--- DATASET CONTENT ---
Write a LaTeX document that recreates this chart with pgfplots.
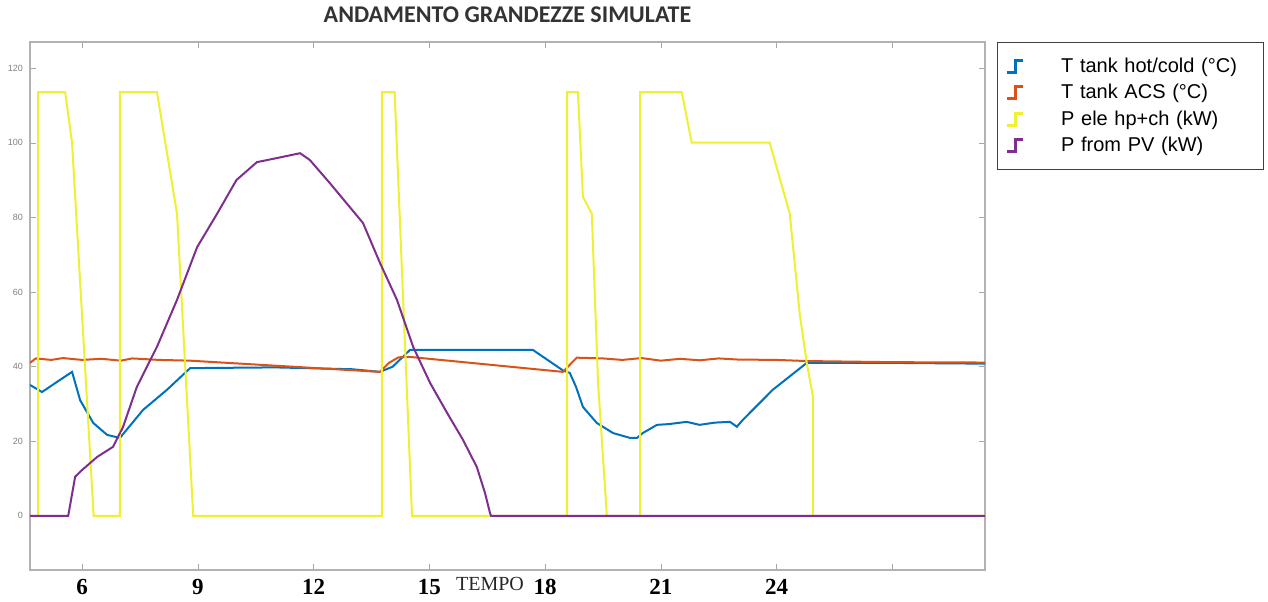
\documentclass[border=0pt]{standalone}
\usepackage{pgfplots}
\pgfplotsset{compat=1.18}
\usepackage{fontspec}
\setmainfont{Liberation Sans}
\newfontfamily\numfont{Liberation Serif}
\newfontfamily\titlefont{Carlito}

\definecolor{mblue}{RGB}{0,114,189}
\definecolor{morange}{RGB}{217,83,25}
\definecolor{myellow}{RGB}{240,240,50}
\definecolor{mpurple}{RGB}{126,47,142}

\begin{document}
\begin{tikzpicture}
% fixed page size: 1268x601 px at 0.5pt per px
\path[use as bounding box] (-15pt,-15.5pt) rectangle (619pt,285pt);
\begin{axis}[
    name=ax,
    at={(0,0)}, anchor=south west,
    scale only axis,
    width=477.5pt, height=264pt,
    xmin=4.65, xmax=29.4,
    ymin=-14.5, ymax=127,
    xtick={6,9,...,27},
    xticklabels={6,9,12,15,18,21,24,{}},
    ytick={0,20,...,120},
    tick align=inside,
    major tick length=3pt,
    tick style={gray!70},
    axis line style={gray!60, line width=0.8pt},
    x tick label style={font=\numfont\bfseries\fontsize{11.5}{13}\selectfont, yshift=-1pt},
    y tick label style={font=\fontsize{4.5}{5}\selectfont, text=gray},
    /pgf/number format/assume math mode=true,
    title={ANDAMENTO GRANDEZZE SIMULATE},
    title style={font=\titlefont\bfseries\fontsize{12}{14}\selectfont, text=black!80},
    legend style={at={(1.0126,1)}, anchor=north west, draw=black!75, line width=0.6pt,
        font=\fontsize{10}{12}\selectfont, inner xsep=4pt, inner ysep=5.5pt,
        row sep=0.5pt, nodes={text width=95pt, align=left}},
    legend cell align=left,
    legend image code/.code={
        \draw[#1, line width=1.5pt] (0pt,-3pt) -- (4pt,-3pt) -- (4pt,3pt) -- (8pt,3pt);
        \path[draw=none] (0pt,0pt) -- (25pt,0pt);
    },
    every axis plot/.append style={line width=1pt},
]
\addplot[mblue] coordinates {
    (4.65,35.1) (4.96,33.2) (5.74,38.6) (5.95,31) (6.29,24.9) (6.65,21.7) (6.98,20.9)
    (7.58,28.4) (8.2,33.8) (8.8,39.6) (11,39.8) (13.0,39.3) (13.72,38.6) (14.05,40)
    (14.5,44.5) (17.68,44.5) (18.46,39) (18.64,38.3) (18.8,34.6) (18.98,29.2)
    (19.34,24.9) (19.76,22.2) (20.2,20.9) (20.38,20.9) (20.53,22.2) (20.9,24.4)
    (21.2,24.6) (21.67,25.2) (22.0,24.4) (22.4,25.0) (22.79,25.2) (22.97,23.9)
    (23.12,25.7) (23.9,33.8) (24.78,41) (27,41) (29.4,40.8)
};
\addplot[morange] coordinates {
    (4.65,41) (4.8,42.2) (5.2,41.8) (5.5,42.3) (6,41.8) (6.5,42.1) (7,41.6) (7.3,42.2)
    (8,41.8) (8.8,41.6) (13.72,38.6) (13.95,41) (14.2,42.5) (14.5,42.6) (18.46,38.6)
    (18.82,42.4) (19.5,42.2) (20,41.8) (20.5,42.3) (21,41.6) (21.5,42.1) (22,41.7)
    (22.5,42.2) (23,41.9) (24,41.8) (24.78,41.5) (27,41.2) (29.4,41.1)
};
\addplot[myellow] coordinates {
    (4.65,0) (4.86,0) (4.86,113.6) (5.56,113.6) (5.74,100) (6.3,0) (6.98,0)
    (6.98,113.6) (7.94,113.6) (8.46,81) (8.88,0) (13.77,0) (13.77,113.6) (14.1,113.6)
    (14.55,0) (18.57,0) (18.57,113.6) (18.85,113.6) (18.98,85.5) (19.21,81) (19.37,36)
    (19.6,0) (20.46,0) (20.46,113.6) (21.54,113.6) (21.8,100) (23.82,100) (24.34,81)
    (24.6,54) (24.78,41) (24.94,32) (24.94,0) (29.4,0)
};
\addplot[mpurple] coordinates {
    (4.65,0) (5.64,0) (5.82,10.5) (6.0,12.3) (6.39,15.8) (6.8,18.5) (7.06,23.8)
    (7.42,34.6) (7.94,45.3) (8.46,57.9) (8.98,72) (9.5,81) (10.0,90) (10.53,94.8)
    (11.05,95.9) (11.65,97.2) (11.9,95.4) (12.42,89.2) (13.28,78.5) (13.72,67.8)
    (14.16,57.9) (14.58,45.3) (15.02,35.6) (15.46,27.6) (15.87,20.4) (16.23,13.1)
    (16.44,6.2) (16.57,0.8) (16.6,0) (29.4,0)
};
\legend{T tank hot/cold (°C), T tank ACS (°C), P ele hp+ch (kW), P from PV (kW)}
\end{axis}
\node[font=\numfont\fontsize{10}{12}\selectfont, text=black!85] at ([xshift=230pt,yshift=-7pt]ax.south west) {TEMPO};
\end{tikzpicture}
\end{document}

--- THE REQUEST ---
The pictures should not be reproduced; quote all of the other material exactly.

--- COMPLETE RESPONSE ---
Write a LaTeX document that recreates this chart with pgfplots.
\documentclass[border=0pt]{standalone}
\usepackage{pgfplots}
\pgfplotsset{compat=1.18}
\usepackage{fontspec}
\setmainfont{Liberation Sans}
\newfontfamily\numfont{Liberation Serif}
\newfontfamily\titlefont{Carlito}

\definecolor{mblue}{RGB}{0,114,189}
\definecolor{morange}{RGB}{217,83,25}
\definecolor{myellow}{RGB}{240,240,50}
\definecolor{mpurple}{RGB}{126,47,142}

\begin{document}
\begin{tikzpicture}
% fixed page size: 1268x601 px at 0.5pt per px
\path[use as bounding box] (-15pt,-15.5pt) rectangle (619pt,285pt);
\begin{axis}[
    name=ax,
    at={(0,0)}, anchor=south west,
    scale only axis,
    width=477.5pt, height=264pt,
    xmin=4.65, xmax=29.4,
    ymin=-14.5, ymax=127,
    xtick={6,9,...,27},
    xticklabels={6,9,12,15,18,21,24,{}},
    ytick={0,20,...,120},
    tick align=inside,
    major tick length=3pt,
    tick style={gray!70},
    axis line style={gray!60, line width=0.8pt},
    x tick label style={font=\numfont\bfseries\fontsize{11.5}{13}\selectfont, yshift=-1pt},
    y tick label style={font=\fontsize{4.5}{5}\selectfont, text=gray},
    /pgf/number format/assume math mode=true,
    title={ANDAMENTO GRANDEZZE SIMULATE},
    title style={font=\titlefont\bfseries\fontsize{12}{14}\selectfont, text=black!80},
    legend style={at={(1.0126,1)}, anchor=north west, draw=black!75, line width=0.6pt,
        font=\fontsize{10}{12}\selectfont, inner xsep=4pt, inner ysep=5.5pt,
        row sep=0.5pt, nodes={text width=95pt, align=left}},
    legend cell align=left,
    legend image code/.code={
        \draw[#1, line width=1.5pt] (0pt,-3pt) -- (4pt,-3pt) -- (4pt,3pt) -- (8pt,3pt);
        \path[draw=none] (0pt,0pt) -- (25pt,0pt);
    },
    every axis plot/.append style={line width=1pt},
]
\addplot[mblue] coordinates {
    (4.65,35.1) (4.96,33.2) (5.74,38.6) (5.95,31) (6.29,24.9) (6.65,21.7) (6.98,20.9)
    (7.58,28.4) (8.2,33.8) (8.8,39.6) (11,39.8) (13.0,39.3) (13.72,38.6) (14.05,40)
    (14.5,44.5) (17.68,44.5) (18.46,39) (18.64,38.3) (18.8,34.6) (18.98,29.2)
    (19.34,24.9) (19.76,22.2) (20.2,20.9) (20.38,20.9) (20.53,22.2) (20.9,24.4)
    (21.2,24.6) (21.67,25.2) (22.0,24.4) (22.4,25.0) (22.79,25.2) (22.97,23.9)
    (23.12,25.7) (23.9,33.8) (24.78,41) (27,41) (29.4,40.8)
};
\addplot[morange] coordinates {
    (4.65,41) (4.8,42.2) (5.2,41.8) (5.5,42.3) (6,41.8) (6.5,42.1) (7,41.6) (7.3,42.2)
    (8,41.8) (8.8,41.6) (13.72,38.6) (13.95,41) (14.2,42.5) (14.5,42.6) (18.46,38.6)
    (18.82,42.4) (19.5,42.2) (20,41.8) (20.5,42.3) (21,41.6) (21.5,42.1) (22,41.7)
    (22.5,42.2) (23,41.9) (24,41.8) (24.78,41.5) (27,41.2) (29.4,41.1)
};
\addplot[myellow] coordinates {
    (4.65,0) (4.86,0) (4.86,113.6) (5.56,113.6) (5.74,100) (6.3,0) (6.98,0)
    (6.98,113.6) (7.94,113.6) (8.46,81) (8.88,0) (13.77,0) (13.77,113.6) (14.1,113.6)
    (14.55,0) (18.57,0) (18.57,113.6) (18.85,113.6) (18.98,85.5) (19.21,81) (19.37,36)
    (19.6,0) (20.46,0) (20.46,113.6) (21.54,113.6) (21.8,100) (23.82,100) (24.34,81)
    (24.6,54) (24.78,41) (24.94,32) (24.94,0) (29.4,0)
};
\addplot[mpurple] coordinates {
    (4.65,0) (5.64,0) (5.82,10.5) (6.0,12.3) (6.39,15.8) (6.8,18.5) (7.06,23.8)
    (7.42,34.6) (7.94,45.3) (8.46,57.9) (8.98,72) (9.5,81) (10.0,90) (10.53,94.8)
    (11.05,95.9) (11.65,97.2) (11.9,95.4) (12.42,89.2) (13.28,78.5) (13.72,67.8)
    (14.16,57.9) (14.58,45.3) (15.02,35.6) (15.46,27.6) (15.87,20.4) (16.23,13.1)
    (16.44,6.2) (16.57,0.8) (16.6,0) (29.4,0)
};
\legend{T tank hot/cold (°C), T tank ACS (°C), P ele hp+ch (kW), P from PV (kW)}
\end{axis}
\node[font=\numfont\fontsize{10}{12}\selectfont, text=black!85] at ([xshift=230pt,yshift=-7pt]ax.south west) {TEMPO};
\end{tikzpicture}
\end{document}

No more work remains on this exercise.